• [Objective] Write only the number of lines holding the string "React".

• [Task input]
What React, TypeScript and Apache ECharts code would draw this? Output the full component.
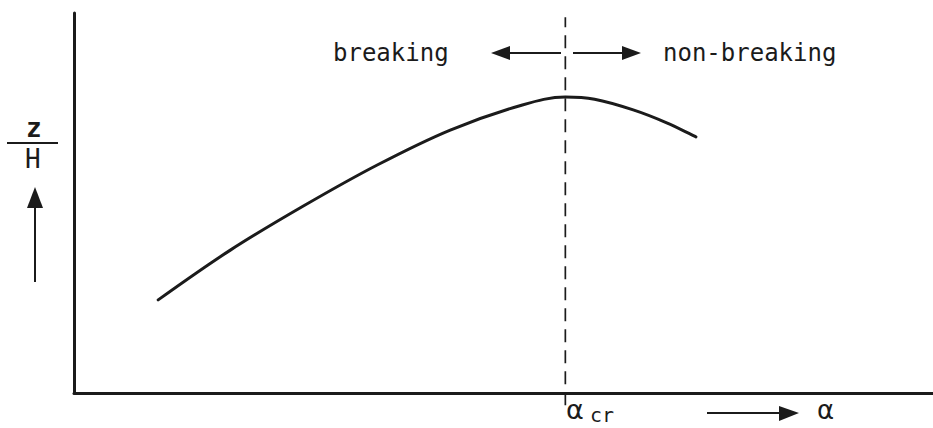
import React, { useEffect, useRef } from "react";
import * as echarts from "echarts";

// Curve z/H against alpha (arbitrary units)
const alphaValues = [9.8, 18.2, 26.7, 35.3, 43.8, 52.2, 57.2, 60.6, 65.1, 69.0, 72.4];
const zOverH = [24.5, 37.6, 49.2, 60.0, 69.2, 75.8, 77.9, 77.3, 74.5, 71.1, 67.4];
const alphaCritical = 57.2;
const criticalSpan = [-3.2, 98.9];
const topLabels = ["breaking", "non-breaking"];
const yLabel = ["z", "H"];
const xLabel = "α";
const critLabel = ["α", "cr"];

const INK = "#1b1b1b";

export default function App() {
  const ref = useRef<HTMLDivElement>(null);
  useEffect(() => {
    if (!ref.current) return;
    const chart = echarts.init(ref.current, undefined, { renderer: "svg" });
    const curve = alphaValues.map((a, i) => [a, zOverH[i]]);
    const crit = criticalSpan.map((v) => [alphaCritical, v]);
    const axisCommon = {
      type: "value" as const,
      min: 0,
      max: 100,
      axisLine: { show: true, lineStyle: { color: INK, width: 3 } },
      axisTick: { show: false },
      axisLabel: { show: false },
      splitLine: { show: false },
    };
    chart.setOption({
      animation: false,
      backgroundColor: "#ffffff",
      grid: { left: 74, right: 0, top: 13, bottom: 35 },
      xAxis: { ...axisCommon },
      yAxis: { ...axisCommon },
      series: [
        {
          type: "line",
          data: curve,
          smooth: 0.35,
          symbol: "none",
          lineStyle: { color: INK, width: 3, cap: "round" },
          silent: true,
        },
        {
          type: "line",
          data: crit,
          clip: false,
          symbol: "none",
          lineStyle: { color: INK, width: 1.7, type: [13, 8] },
          silent: true,
        },
      ],
      graphic: [
        // top annotations
        {
          type: "text",
          left: 333,
          top: 41,
          style: { text: topLabels[0], font: "24px 'DejaVu Sans Mono'", fill: INK },
        },
        {
          type: "text",
          left: 663,
          top: 41,
          style: { text: topLabels[1], font: "24px 'DejaVu Sans Mono'", fill: INK },
        },
        { type: "line", shape: { x1: 561, y1: 53, x2: 508, y2: 53 }, style: { stroke: INK, lineWidth: 2 } },
        { type: "polygon", shape: { points: [[491, 53], [510, 46], [510, 60]] }, style: { fill: INK } },
        { type: "line", shape: { x1: 573, y1: 53, x2: 625, y2: 53 }, style: { stroke: INK, lineWidth: 2 } },
        { type: "polygon", shape: { points: [[641, 53], [622, 46], [622, 60]] }, style: { fill: INK } },
        // y label z/H with arrow
        {
          type: "text",
          left: 26,
          top: 115,
          style: { text: yLabel[0], font: "bold 26px 'DejaVu Sans Mono'", fill: INK },
        },
        { type: "line", shape: { x1: 7, y1: 143, x2: 58, y2: 143 }, style: { stroke: INK, lineWidth: 2 } },
        {
          type: "text",
          left: 25,
          top: 146,
          style: { text: yLabel[1], font: "26px 'DejaVu Sans Mono'", fill: INK },
        },
        { type: "line", shape: { x1: 35, y1: 282, x2: 35, y2: 204 }, style: { stroke: INK, lineWidth: 2 } },
        { type: "polygon", shape: { points: [[35, 187], [27, 208], [43, 208]] }, style: { fill: INK } },
        // x annotations
        {
          type: "text",
          left: 566,
          top: 396,
          style: { text: critLabel[0], font: "27px 'DejaVu Sans'", fill: INK },
        },
        {
          type: "text",
          left: 590,
          top: 405,
          style: { text: critLabel[1], font: "20px 'DejaVu Sans Mono'", fill: INK },
        },
        { type: "line", shape: { x1: 707, y1: 413, x2: 783, y2: 413 }, style: { stroke: INK, lineWidth: 2 } },
        { type: "polygon", shape: { points: [[799, 413], [779, 406], [779, 421]] }, style: { fill: INK } },
        {
          type: "text",
          left: 817,
          top: 397,
          style: { text: xLabel, font: "26px 'DejaVu Sans'", fill: INK },
        },
      ],
    });
    return () => chart.dispose();
  }, []);
  return (
    <div
      ref={ref}
      style={{ position: "fixed", left: 0, top: 0, width: 933, height: 428, background: "#fff" }}
    />
  );
}
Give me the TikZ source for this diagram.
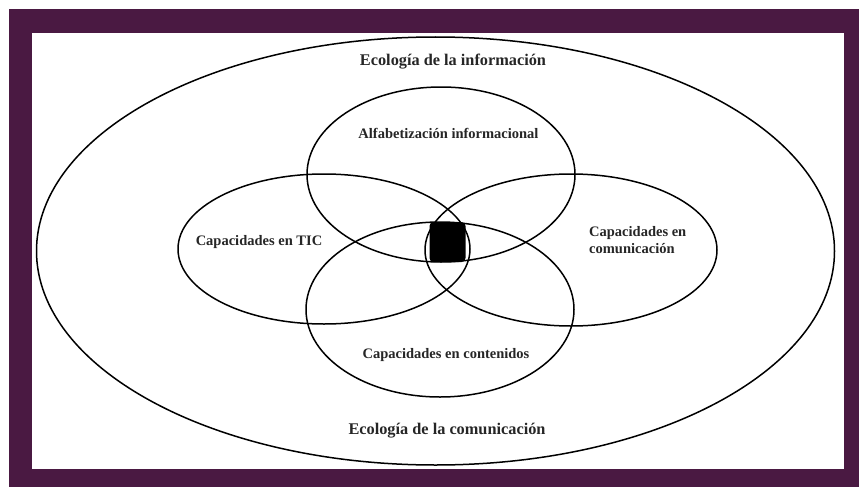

• [Full solution] 2